A three-bench judge comprising Justices Roselyne Aburili, John Mativo and Mwita was set to rule on the matter filed by director of National Gay and Lesbian Rights Commission (NGLRC) Eric Gitari. In the petition, Gitari requested the court to scrap Sections 162 and 165 of the Penal Code which criminalise same sex marriages.

Some of the judges presiding over the matter reportedly had a lot in their hands at the moment and announced the decision would be delivered in 91 days. He also cited the huge volumes of soft copy files sent to the judges as an impediment to the swift conclusion of the matter.

“The news I have today may not be pleasing. One of our colleagues is still on leave,” Mwita apologised on behalf of his absent counterparts. A section of anti-gay caucus members protest disputing the legalisation of same sex marriages.

The gay lobby group submitted that Sections 162 and 165 of the Penal Code was promoting stigma, violence and discrimination against the Lesbian, gay, bisexual, transgender and queer (LGBTQ) community.

Section 162 of the Penal Code classifies gay sex or carnal knowledge against the natural order as a punishable offence while 165 outlaws gross indecency, the latter attracts a prison sentence of five years.
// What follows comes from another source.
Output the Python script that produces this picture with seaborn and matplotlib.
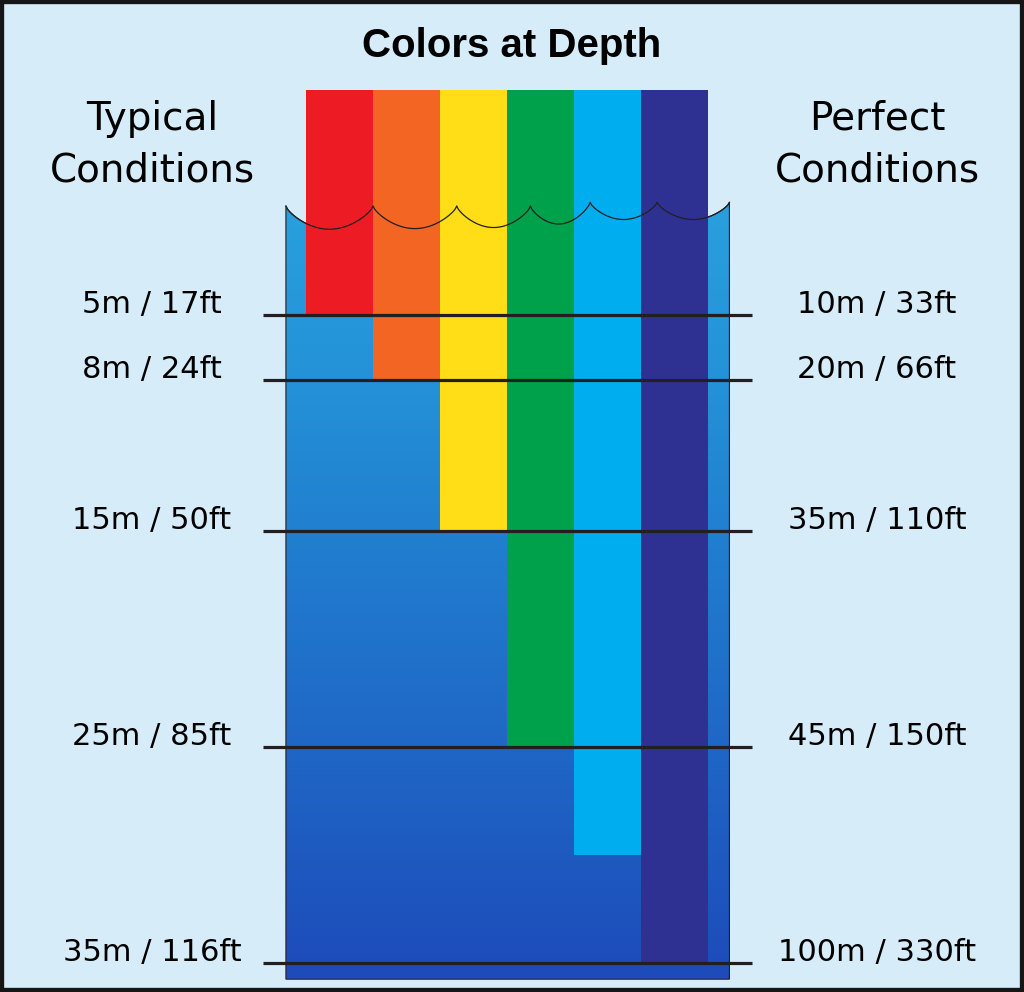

Under the law provisions in Section 162, individuals convicted of gay sex are liable to be jailed for 14 years. The gay community lobby group perceives the provisions as being in conflict with the constitutional stipulation which explicitly protects all its citizens against discrimination on the basis of gender and sexual orientation.

President Uhuru Kenyatta steered clear form LGBTQ discussion during former US President Barack Obama’s visit to Kenya in 2016, terming it as a non-issue.

“There are some things that we must admit we don’t share. Our societies don’t accept. It is very difficult for us to be able to impose on people that which they themselves do not accept.”

Despite concerted efforts to end discrimination against the LGBTQ community across the world, 70 countries, most of them from Africa term sexuality a taboo and prosecution is likely. In Africa, South Africa was the first country to legalise same sex affairs in 2006.